Natural Gas Storage Reports
The benchmark next month contract for the fuel gained 3.2 cents, up 1.2 percent to $2.791 per million British thermal unit in early trading Thursday.
The gain came after U.S. Energy Information Administration data showed that commercial stores of natural gas rose by 75 billion cubic feet for the week ending June 19. The build came in under what most analysts thought it would be — an average of 21 estimates compiled by Bloomberg had expected a storage build of 78 billion cubic feet.
A similar situation played out in the previous reporting period (for the week ending June 12), when analysts posted an average estimate of a 92 billion cubic foot increase and only saw 89 billion cubic feet of gas enter storage.
Combined, the reports have added to a sense that the U.S. is either producing less or consuming more natural gas than traders previously thought. Or, others have suggested, short-term effects have pushed injections into storage lower.

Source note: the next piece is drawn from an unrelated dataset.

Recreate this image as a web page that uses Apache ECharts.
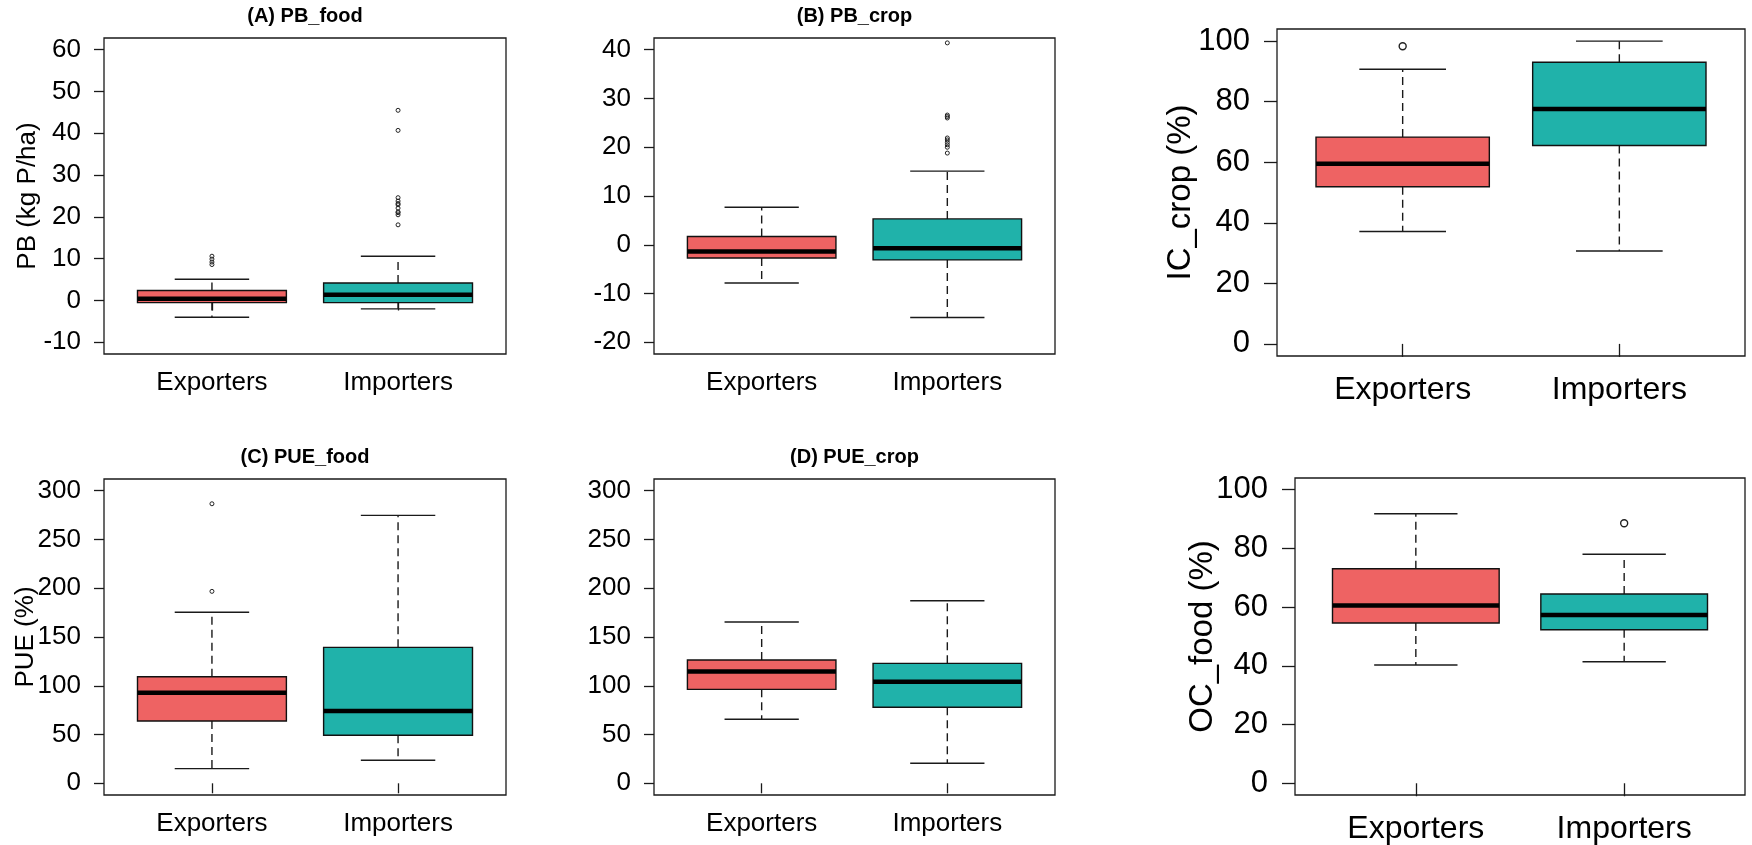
<!DOCTYPE html>
<html>
<head>
<meta charset="utf-8">
<script src="https://cdn.jsdelivr.net/npm/echarts@6/dist/echarts.min.js"></script>
<style>
  html, body { margin: 0; padding: 0; background: #fff; }
  #chart { width: 1752px; height: 845px; }
</style>
</head>
<body>
<div id="chart"></div>
<script>
// ---------------- DATA ----------------
const categories = ['Exporters', 'Importers'];

// box stats per group: [min whisker, Q1, median, Q3, max whisker]
const pbFoodBox = [[-4.0, -0.5, 0.4, 2.4, 5.1], [-2.0, -0.5, 1.4, 4.2, 10.6]];
const pbFoodOutExp = [10.6, 9.9, 9.2, 8.6];
const pbFoodOutImp = [45.5, 40.7, 24.6, 23.8, 23.2, 22.9, 22.1, 21.2, 21.0, 20.5, 18.1];
const pbFoodTicks = [-10, 0, 10, 20, 30, 40, 50, 60];

const pbCropBox = [[-7.85, -2.7, -1.4, 1.7, 7.7], [-14.9, -3.1, -0.7, 5.3, 15.1]];
const pbCropOutExp = [];
const pbCropOutImp = [41.4, 26.6, 26.3, 26.0, 21.9, 21.5, 21.0, 20.5, 20.0, 18.8];
const pbCropTicks = [-20, -10, 0, 10, 20, 30, 40];

const icCropBox = [[37.1, 51.9, 59.5, 68.3, 90.7], [30.7, 65.5, 77.6, 93.0, 100.0]];
const icCropOutExp = [98.3];
const icCropOutImp = [];
const icCropTicks = [0, 20, 40, 60, 80, 100];

const pueFoodBox = [[15.0, 63.9, 92.9, 109.3, 175.3], [23.6, 49.2, 74.1, 139.4, 274.7]];
const pueFoodOutExp = [286.6, 196.8];
const pueFoodOutImp = [];
const pueFoodTicks = [0, 50, 100, 150, 200, 250, 300];

const pueCropBox = [[65.6, 96.3, 114.5, 126.4, 165.4], [20.5, 77.9, 104.2, 123.0, 187.2]];
const pueCropOutExp = [];
const pueCropOutImp = [];
const pueCropTicks = [0, 50, 100, 150, 200, 250, 300];

const ocFoodBox = [[40.3, 54.6, 60.6, 73.1, 91.8], [41.4, 52.3, 57.3, 64.5, 78.0]];
const ocFoodOutExp = [];
const ocFoodOutImp = [88.6];
const ocFoodTicks = [0, 20, 40, 60, 80, 100];

// ---------------- STYLE / LAYOUT ----------------
const FONT = "'Liberation Sans', Arial, sans-serif";
const BOX_COLORS = ['#EE6363', '#20B2AA'];
const BOX_WEX = 0.8;

const small = { tickFont: 26, xFont: 26, nameFont: 26, yTick: 10, xTick: 10, yMargin: 23, xMargin: 16, outSize: 4, outBorder: 1 };
const big = { tickFont: 31, xFont: 32, nameFont: 33, yTick: 13, xTick: 13, yMargin: 27, xMargin: 18, outSize: 7, outBorder: 1.4 };

const panels = [
  { rect: [104, 38, 402, 316], title: '(A) PB_food', titleY: 16, name: 'PB (kg P/ha)', nameGap: 63, box: pbFoodBox, outE: pbFoodOutExp, outI: pbFoodOutImp, ticks: pbFoodTicks, s: small },
  { rect: [654, 38, 401, 316], title: '(B) PB_crop', titleY: 16, name: '', nameGap: 0, box: pbCropBox, outE: pbCropOutExp, outI: pbCropOutImp, ticks: pbCropTicks, s: small },
  { rect: [1277, 29, 468, 327], title: '', name: 'IC_crop (%)', nameGap: 80, box: icCropBox, outE: icCropOutExp, outI: icCropOutImp, ticks: icCropTicks, s: big },
  { rect: [104, 479, 402, 316], title: '(C) PUE_food', titleY: 457, name: 'PUE (%)', nameGap: 65, box: pueFoodBox, outE: pueFoodOutExp, outI: pueFoodOutImp, ticks: pueFoodTicks, s: small },
  { rect: [654, 479, 401, 316], title: '(D) PUE_crop', titleY: 457, name: '', nameGap: 0, box: pueCropBox, outE: pueCropOutExp, outI: pueCropOutImp, ticks: pueCropTicks, s: small },
  { rect: [1295, 478, 450, 317], title: '', name: 'OC_food (%)', nameGap: 76, box: ocFoodBox, outE: ocFoodOutExp, outI: ocFoodOutImp, ticks: ocFoodTicks, s: big }
];

function renderBox(params, api) {
  const x = api.value(0);
  const lo = api.coord([x, api.value(1)]);
  const q1 = api.coord([x, api.value(2)]);
  const md = api.coord([x, api.value(3)]);
  const q3 = api.coord([x, api.value(4)]);
  const hi = api.coord([x, api.value(5)]);
  const hw = api.size([BOX_WEX / 2, 0])[0];
  const sw = hw / 2;
  const cx = lo[0];
  const color = BOX_COLORS[Math.round(x) - 1];
  const lineStyle = { stroke: '#1a1a1a', lineWidth: 1.4 };
  const dashStyle = { stroke: '#1a1a1a', lineWidth: 1.4, lineDash: [8, 5] };
  return {
    type: 'group',
    children: [
      { type: 'line', shape: { x1: cx, y1: q3[1], x2: cx, y2: hi[1] }, style: dashStyle },
      { type: 'line', shape: { x1: cx, y1: q1[1], x2: cx, y2: lo[1] }, style: dashStyle },
      { type: 'line', shape: { x1: cx - sw, y1: hi[1], x2: cx + sw, y2: hi[1] }, style: lineStyle },
      { type: 'line', shape: { x1: cx - sw, y1: lo[1], x2: cx + sw, y2: lo[1] }, style: lineStyle },
      { type: 'rect', shape: { x: cx - hw, y: q3[1], width: 2 * hw, height: q1[1] - q3[1] }, style: { fill: color, stroke: '#111', lineWidth: 1.4 } },
      { type: 'line', shape: { x1: cx - hw, y1: md[1], x2: cx + hw, y2: md[1] }, style: { stroke: '#000', lineWidth: 4.5 } }
    ]
  };
}

const grid = [], xAxis = [], yAxis = [], series = [], graphic = [];

panels.forEach((p, i) => {
  const [l, t, w, h] = p.rect;
  const s = p.s;
  grid.push({ left: l, top: t, width: w, height: h, show: true, borderColor: '#1a1a1a', borderWidth: 1.3, backgroundColor: 'transparent', containLabel: false, outerBoundsMode: 'none' });

  // R-style x range: (0.5, n + 0.5) extended by 4%
  const xSpan = categories.length;
  const xMin = 0.5 - xSpan * 0.04;
  const xMax = categories.length + 0.5 + xSpan * 0.04;
  const catPos = categories.map((c, k) => k + 1);
  xAxis.push({
    type: 'value', gridIndex: i, min: xMin, max: xMax,
    axisLine: { show: false },
    splitLine: { show: false },
    axisTick: { show: true, customValues: catPos, length: s.xTick, lineStyle: { color: '#1a1a1a', width: 1.3 } },
    axisLabel: {
      customValues: catPos, margin: s.xMargin, color: '#000', fontFamily: FONT, fontSize: s.xFont,
      formatter: v => categories[Math.round(v) - 1] || ''
    }
  });

  const tMin = Math.min(...p.ticks), tMax = Math.max(...p.ticks);
  const ext = (tMax - tMin) * 0.04;
  yAxis.push({
    type: 'value', gridIndex: i, min: tMin - ext, max: tMax + ext,
    name: p.name, nameLocation: 'middle', nameGap: p.nameGap, nameRotate: 90,
    nameMoveOverlap: false,
    nameTextStyle: { color: '#000', fontFamily: FONT, fontSize: s.nameFont },
    axisLine: { show: false },
    splitLine: { show: false },
    axisTick: { show: true, customValues: p.ticks, length: s.yTick, lineStyle: { color: '#1a1a1a', width: 1.3 } },
    axisLabel: { customValues: p.ticks, margin: s.yMargin, color: '#000', fontFamily: FONT, fontSize: s.tickFont }
  });

  series.push({
    type: 'custom', xAxisIndex: i, yAxisIndex: i,
    renderItem: renderBox,
    encode: { x: 0, y: [1, 2, 3, 4, 5] },
    data: p.box.map((b, k) => [k + 1].concat(b)),
    silent: true, clip: false, z: 2
  });

  const outData = p.outE.map(v => [1, v]).concat(p.outI.map(v => [2, v]));
  series.push({
    type: 'scatter', xAxisIndex: i, yAxisIndex: i,
    symbol: 'circle', symbolSize: s.outSize,
    itemStyle: { color: 'rgba(255,255,255,0)', borderColor: '#222', borderWidth: s.outBorder, opacity: 1 },
    data: outData, silent: true, z: 3
  });

  if (p.title) {
    graphic.push({
      type: 'text', x: l + w / 2, y: p.titleY,
      style: { text: p.title, textAlign: 'center', textVerticalAlign: 'middle', fill: '#000', font: 'bold 20px ' + FONT }
    });
  }
});

const chart = echarts.init(document.getElementById('chart'), null, { renderer: 'canvas' });
chart.setOption({
  backgroundColor: '#ffffff',
  animation: false,
  grid, xAxis, yAxis, series, graphic
});
</script>
</body>
</html>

“The 75 (billion cubic feet) in net injections was below the median expectation and tends to reinforce the idea of a modest tightening in the background supply/demand balance, ” said Tim Evans of Citi Futures in a note to clients, using tightening to reference to a narrowing gap between production and natural gas demand. “Anecdotally, maintenance work may be limiting supply while power sector demand is on the rise with the closure of some coal-fired power plants.”
However, any shift suggested by recent reports is like rearranging the deck chairs on the Titanic. Prices are still down significantly from the $3.50 to $4.00 per million British thermal unit levels seen last year and few expect a rally in natural gas prices until new sources of demand such as export facilities come online.